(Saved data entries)
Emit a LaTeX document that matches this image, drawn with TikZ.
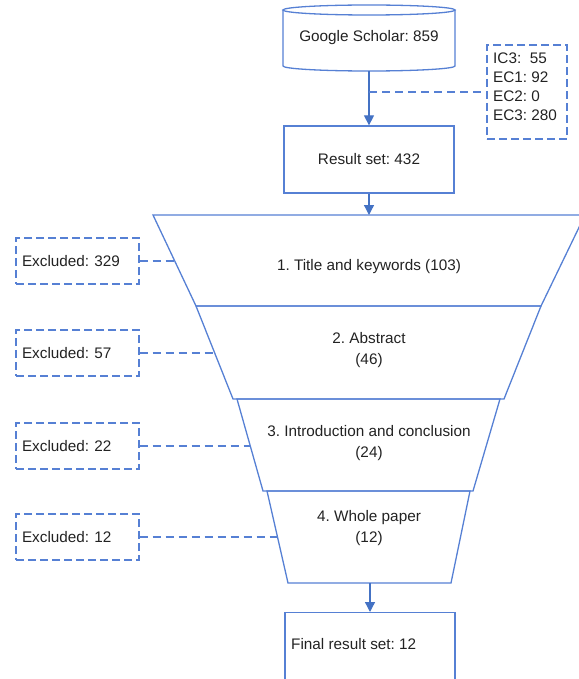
\documentclass[tikz,border=0pt]{standalone}
\usepackage{fontspec}
\setmainfont{Liberation Sans}
\usetikzlibrary{arrows.meta}
\definecolor{lineblue}{RGB}{86,128,212}
\definecolor{arrowblue}{RGB}{68,114,196}
\definecolor{txt}{RGB}{34,34,34}
\frenchspacing
\begin{document}
\begin{tikzpicture}[x=1pt,y=-1pt,
  every node/.style={text=txt,font=\frenchspacing\fontsize{15.3}{19}\selectfont},
  shapeline/.style={draw=lineblue,line width=1.3pt},
  dashbox/.style={draw=lineblue,line width=1.3pt,dash pattern=on 8pt off 4pt,rectangle,inner sep=0pt},
  dashline/.style={draw=lineblue,line width=1.4pt,dash pattern=on 8pt off 5pt},
  arr/.style={draw=arrowblue,line width=1.3pt,-{Triangle[width=10pt,length=10pt]}},
  plainbox/.style={shapeline,rectangle,inner sep=0pt}]
\useasboundingbox (0,0) rectangle (578,679);
% cylinder
\draw[shapeline,fill=white] (283,10) -- (283,66) arc[start angle=180,end angle=0,x radius=86,y radius=5] -- (455,10);
\draw[shapeline] (369,10) ellipse[x radius=86,y radius=5];
\node (gs) at (369,38) {Google Scholar: 859};
\coordinate (gsb) at (369,71);
% result set
\node[plainbox,minimum width=170pt,minimum height=67pt] (rs) at (369,159.5) {Result set: 432};
% IC box
\node[dashbox,minimum width=80pt,minimum height=94pt] (ic) at (527,92) {};
\node[align=left,anchor=north west,inner sep=0pt] (ictext) at (493,53) {IC3:\ \ 55\\EC1: 92\\EC2: 0\\EC3: 280};
\draw[arr] (gsb) -- (rs.north);
\coordinate (j1) at (369,92);
\draw[dashline] (j1) -- (ic.west);
% funnel
\draw[shapeline] (153,215) -- (585,215) -- (541,306) -- (196,306) -- cycle;
\draw[shapeline] (196,306) -- (541,306) -- (504,399) -- (233,399) -- cycle;
\draw[shapeline] (237,399) -- (500,399) -- (473,491) -- (263,491) -- cycle;
\draw[shapeline] (267,491) -- (470,491) -- (451,583) -- (288,583) -- cycle;
\coordinate (f1top) at (369,215);
\coordinate (f4bot) at (370,583);
\node (t1) at (369,267) {1. Title and keywords (103)};
\node[align=center] (t2) at (369,350.5) {2. Abstract\\[2pt](46)};
\node[align=center] (t3) at (369,443.5) {3. Introduction and conclusion\\[2pt](24)};
\node[align=center] (t4) at (369,528.5) {4. Whole paper\\[2pt](12)};
\coordinate (s1) at (175,261);
\coordinate (s2) at (215,353);
\coordinate (s3) at (250,446);
\coordinate (s4) at (278,537);
% excluded boxes
\node[dashbox,minimum width=123pt,minimum height=46pt,text width=111pt,align=left,inner xsep=6pt] (e1) at (77.5,261) {Excluded: 329};
\node[dashbox,minimum width=123pt,minimum height=46pt,text width=111pt,align=left,inner xsep=6pt] (e2) at (77.5,353) {Excluded: 57};
\node[dashbox,minimum width=123pt,minimum height=46pt,text width=111pt,align=left,inner xsep=6pt] (e3) at (77.5,446) {Excluded: 22};
\node[dashbox,minimum width=123pt,minimum height=46pt,text width=111pt,align=left,inner xsep=6pt] (e4) at (77.5,537) {Excluded: 12};
\draw[dashline] (e1.east) -- (s1);
\draw[dashline] (e2.east) -- (s2);
\draw[dashline] (e3.east) -- (s3);
\draw[dashline] (e4.east) -- (s4);
\draw[arr] (rs.south) -- (f1top);
% final
\node[plainbox,minimum width=170pt,minimum height=70pt,anchor=north] (fr) at (370,612) {};
\node[anchor=west,inner sep=0pt] (frt) at (291,644) {Final result set: 12};
\draw[arr] (f4bot) -- (fr.north);
\end{tikzpicture}
\end{document}
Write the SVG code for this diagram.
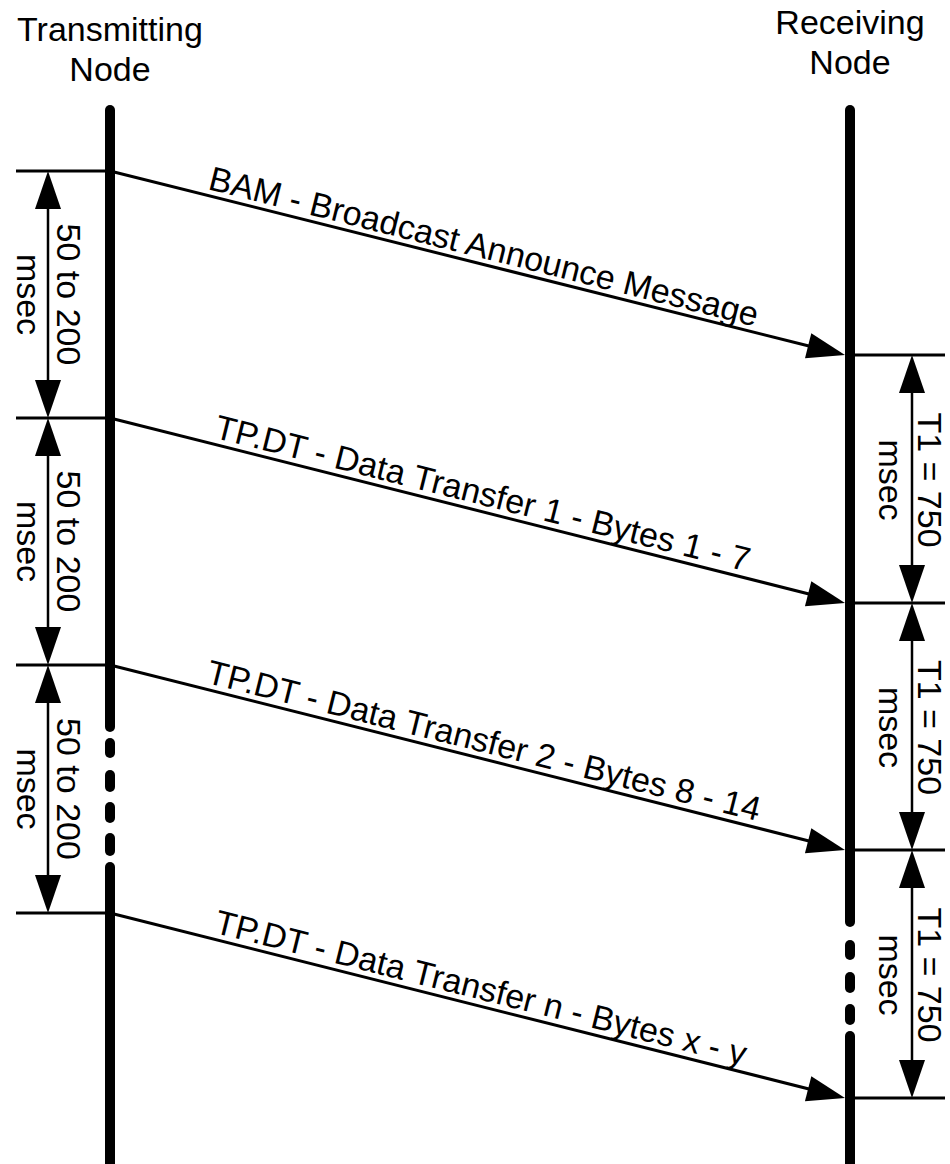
<svg xmlns="http://www.w3.org/2000/svg" width="950" height="1164" viewBox="0 0 950 1164">
<style>
text{font-family:"Liberation Sans",Arial,sans-serif;font-size:34px;fill:#000}
.life{stroke:#000;stroke-width:10;stroke-linecap:round;fill:none}
.tick{stroke:#000;stroke-width:3;fill:none}
.msg{stroke:#000;stroke-width:3;fill:none;marker-end:url(#ah)}
.dim{stroke:#000;stroke-width:2.5;fill:none;marker-start:url(#ah);marker-end:url(#ah)}
.mid{text-anchor:middle}
</style>
<defs>
<marker id="ah" markerUnits="userSpaceOnUse" markerWidth="40" markerHeight="30" refX="8" refY="0" orient="auto-start-reverse" overflow="visible">
<path d="M0,-13 L38,0 L0,13 Z" fill="#000"/>
</marker>
</defs>
<g id="transmitting-node">
<text class="mid" x="110" y="41">Transmitting</text>
<text class="mid" x="110" y="81">Node</text>
<line class="life" x1="110" y1="110" x2="110" y2="727"/>
<line class="life" x1="110" y1="743" x2="110" y2="753"/>
<line class="life" x1="110" y1="775" x2="110" y2="787"/>
<line class="life" x1="110" y1="807" x2="110" y2="818"/>
<line class="life" x1="110" y1="838" x2="110" y2="851"/>
<line class="life" x1="110" y1="867" x2="110" y2="1166"/>
</g>
<g id="receiving-node">
<text class="mid" x="850" y="34">Receiving</text>
<text class="mid" x="850" y="74">Node</text>
<line class="life" x1="850" y1="110" x2="850" y2="922"/>
<line class="life" x1="850" y1="945" x2="850" y2="955"/>
<line class="life" x1="850" y1="977" x2="850" y2="988"/>
<line class="life" x1="850" y1="1009" x2="850" y2="1020"/>
<line class="life" x1="850" y1="1036" x2="850" y2="1166"/>
</g>
<g id="timing-left">
<line class="tick" x1="16" y1="171" x2="110" y2="171"/>
<line class="tick" x1="16" y1="418" x2="110" y2="418"/>
<line class="tick" x1="16" y1="665" x2="110" y2="665"/>
<line class="tick" x1="16" y1="913" x2="110" y2="913"/>
<line class="dim" x1="48" y1="201" x2="48" y2="388"/>
<line class="dim" x1="48" y1="448" x2="48" y2="635"/>
<line class="dim" x1="48" y1="695" x2="48" y2="883"/>
<text class="mid" transform="translate(57,294.5) rotate(90)">50 to 200</text>
<text class="mid" transform="translate(16.5,294.5) rotate(90)">msec</text>
<text class="mid" transform="translate(57,541.5) rotate(90)">50 to 200</text>
<text class="mid" transform="translate(16.5,541.5) rotate(90)">msec</text>
<text class="mid" transform="translate(57,789) rotate(90)">50 to 200</text>
<text class="mid" transform="translate(16.5,789) rotate(90)">msec</text>
</g>
<g id="timing-right">
<line class="tick" x1="850" y1="355" x2="945" y2="355"/>
<line class="tick" x1="850" y1="603" x2="945" y2="603"/>
<line class="tick" x1="850" y1="850" x2="945" y2="850"/>
<line class="tick" x1="850" y1="1098" x2="945" y2="1098"/>
<line class="dim" x1="912" y1="385" x2="912" y2="573"/>
<line class="dim" x1="912" y1="633" x2="912" y2="820"/>
<line class="dim" x1="912" y1="880" x2="912" y2="1068"/>
<text class="mid" transform="translate(918,480) rotate(90)">T1 = 750</text>
<text class="mid" transform="translate(879,480) rotate(90)">msec</text>
<text class="mid" transform="translate(918,727.5) rotate(90)">T1 = 750</text>
<text class="mid" transform="translate(879,727.5) rotate(90)">msec</text>
<text class="mid" transform="translate(918,975) rotate(90)">T1 = 750</text>
<text class="mid" transform="translate(879,975) rotate(90)">msec</text>
</g>
<g id="connectors">
<line class="msg" x1="110" y1="171" x2="815.9" y2="347.7"/>
<line class="msg" x1="110" y1="418" x2="815.9" y2="595.7"/>
<line class="msg" x1="110" y1="665" x2="815.9" y2="842.7"/>
<line class="msg" x1="110" y1="913" x2="815.9" y2="1090.7"/>
<text transform="translate(207,189) rotate(14.1)">BAM - Broadcast Announce Message</text>
<text transform="translate(213,437.5) rotate(14.1)">TP.DT - Data Transfer 1 - Bytes 1 - 7</text>
<text transform="translate(205,682.5) rotate(14.1)">TP.DT - Data Transfer 2 - Bytes 8 - 14</text>
<text transform="translate(213,932.5) rotate(14.1)">TP.DT - Data Transfer n - Bytes x - y</text>
</g>
</svg>
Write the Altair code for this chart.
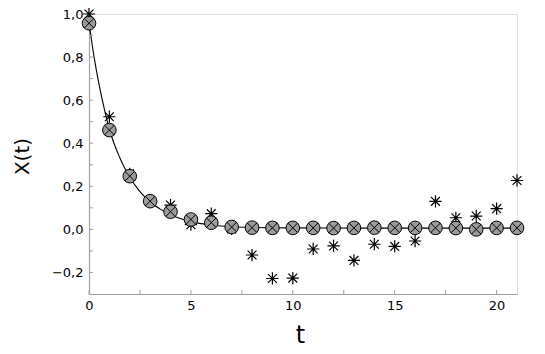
import altair as alt
import pandas as pd

# observed times
t_vals = list(range(22))
# circle (model/sampled) values
circle_vals = [0.957, 0.461, 0.247, 0.131, 0.082, 0.046, 0.031, 0.011, 0.008, 0.007, 0.007,
               0.007, 0.006, 0.007, 0.008, 0.007, 0.007, 0.007, 0.006, 0.000, 0.007, 0.007]
# star (noisy) values
star_vals = [1.0, 0.523, 0.258, 0.133, 0.113, 0.022, 0.073, 0.002, -0.119, -0.228, -0.226,
             -0.091, -0.077, -0.144, -0.069, -0.079, -0.054, 0.130, 0.054, 0.062, 0.096, 0.227]
# fitted curve
curve_t = [0, 0.25, 0.5, 0.75, 1, 1.5, 2, 2.5, 3, 3.5, 4, 5, 6, 7, 8, 10, 14, 21]
curve_v = [0.96, 0.80, 0.67, 0.56, 0.465, 0.335, 0.242, 0.175, 0.127, 0.094, 0.068, 0.036,
           0.020, 0.012, 0.009, 0.007, 0.006, 0.006]

x_ticks = [0, 2.5, 5, 7.5, 10, 12.5, 15, 17.5, 20]
y_ticks = [-0.2, -0.1, 0.0, 0.1, 0.2, 0.3, 0.4, 0.5, 0.6, 0.7, 0.8, 0.9, 1.0]

pts = pd.DataFrame({"t": t_vals, "c": circle_vals, "s": star_vals})
curve = pd.DataFrame({"t": curve_t, "v": curve_v})
xt = pd.DataFrame({"v": x_ticks})
yt = pd.DataFrame({"v": y_ticks})

AXC = "#a0a0a0"
FONT = "DejaVu Sans"
H = 280

xscale = alt.Scale(domain=[0, 21], nice=False, zero=False)
yscale = alt.Scale(domain=[-0.3, 1.0], nice=False, zero=False)

xaxis = alt.Axis(values=x_ticks, tickSize=0, domainColor=AXC, domainWidth=1.2,
                 labelExpr="datum.value % 5 == 0 ? format(datum.value, 'd') : ''",
                 labelFont=FONT, labelFontSize=13, labelColor="black", labelPadding=5,
                 labelFlush=False,
                 title="t", titleFont=FONT, titleFontSize=24, titleFontWeight="normal",
                 titleColor="black", titleX=211, titleY=41, titleBaseline="middle",
                 grid=False)
yaxis = alt.Axis(values=y_ticks, tickSize=0, domainColor=AXC, domainWidth=1.2,
                 labelExpr="abs(round(datum.value*10)) % 2 == 0 ? replace(format(datum.value, '.1f'), '.', ',') : ''",
                 labelFont=FONT, labelFontSize=13, labelColor="black", labelPadding=6,
                 labelFlush=False,
                 title="X(t)", titleFont=FONT, titleFontSize=20, titleFontWeight="normal",
                 titleColor="black", titleX=-67, titleY=142, titleAngle=270,
                 titleAlign="center", titleBaseline="middle", grid=False)

line = alt.Chart(curve).mark_line(color="black", strokeWidth=1.1, interpolate="monotone").encode(
    x=alt.X("t:Q", scale=xscale, axis=xaxis),
    y=alt.Y("v:Q", scale=yscale, axis=yaxis),
)

xtick_marks = alt.Chart(xt).mark_rule(color=AXC, strokeWidth=1).encode(
    x=alt.X("v:Q", scale=xscale), y=alt.value(H), y2=alt.value(H - 4))
ytick_marks = alt.Chart(yt).mark_rule(color=AXC, strokeWidth=1).encode(
    y=alt.Y("v:Q", scale=yscale), x=alt.value(0), x2=alt.value(4))

STAR = "M0,-1L0,1M-1,0L1,0M-0.72,-0.72L0.72,0.72M-0.72,0.72L0.72,-0.72"
XSHAPE = "M-0.7,-0.7L0.7,0.7M-0.7,0.7L0.7,-0.7"

stars = alt.Chart(pts).mark_point(shape=STAR, size=150, stroke="black", strokeWidth=1.2,
                                  filled=False, opacity=1).encode(
    x=alt.X("t:Q", scale=xscale), y=alt.Y("s:Q", scale=yscale))
circles = alt.Chart(pts).mark_point(shape="circle", size=185, fill="#9b9b9b", stroke="black",
                                    strokeWidth=1, filled=True, fillOpacity=1, opacity=1).encode(
    x=alt.X("t:Q", scale=xscale), y=alt.Y("c:Q", scale=yscale))
crosses = alt.Chart(pts).mark_point(shape=XSHAPE, size=185, stroke="black", strokeWidth=1,
                                    filled=False, opacity=1).encode(
    x=alt.X("t:Q", scale=xscale), y=alt.Y("c:Q", scale=yscale))

chart = alt.layer(line, xtick_marks, ytick_marks, stars, circles, crosses).properties(
    width=428, height=H,
    autosize=alt.AutoSizeParams(type="none"),
    padding={"left": 81, "top": 6, "right": 20, "bottom": 58},
).configure_view(stroke=None).configure(background="white")

chart.save("out.html", embed_options={"renderer": "svg", "actions": False})
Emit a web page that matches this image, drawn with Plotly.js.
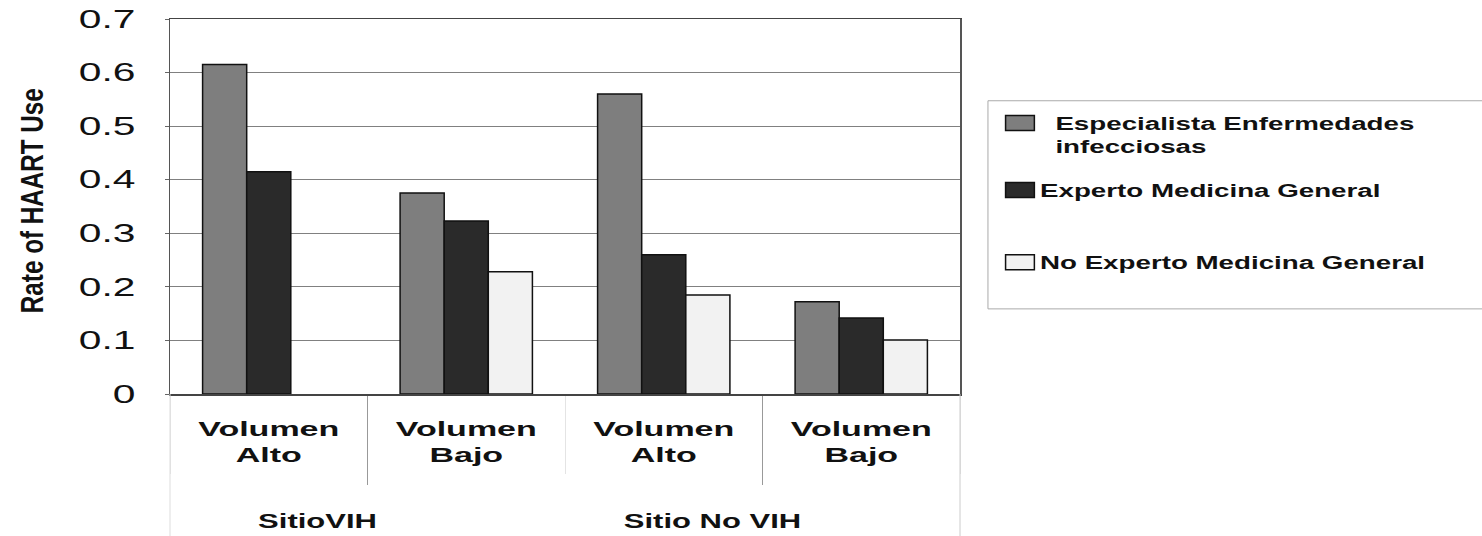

WORK TO COMPLETE: In the records above, find each line that holds the word "with"; copy all such lines.

EXERCISE RESPONSE:
Emit a LaTeX document that matches this image, drawn with TikZ.
Emit a web page that matches this image, drawn with Plotly.js.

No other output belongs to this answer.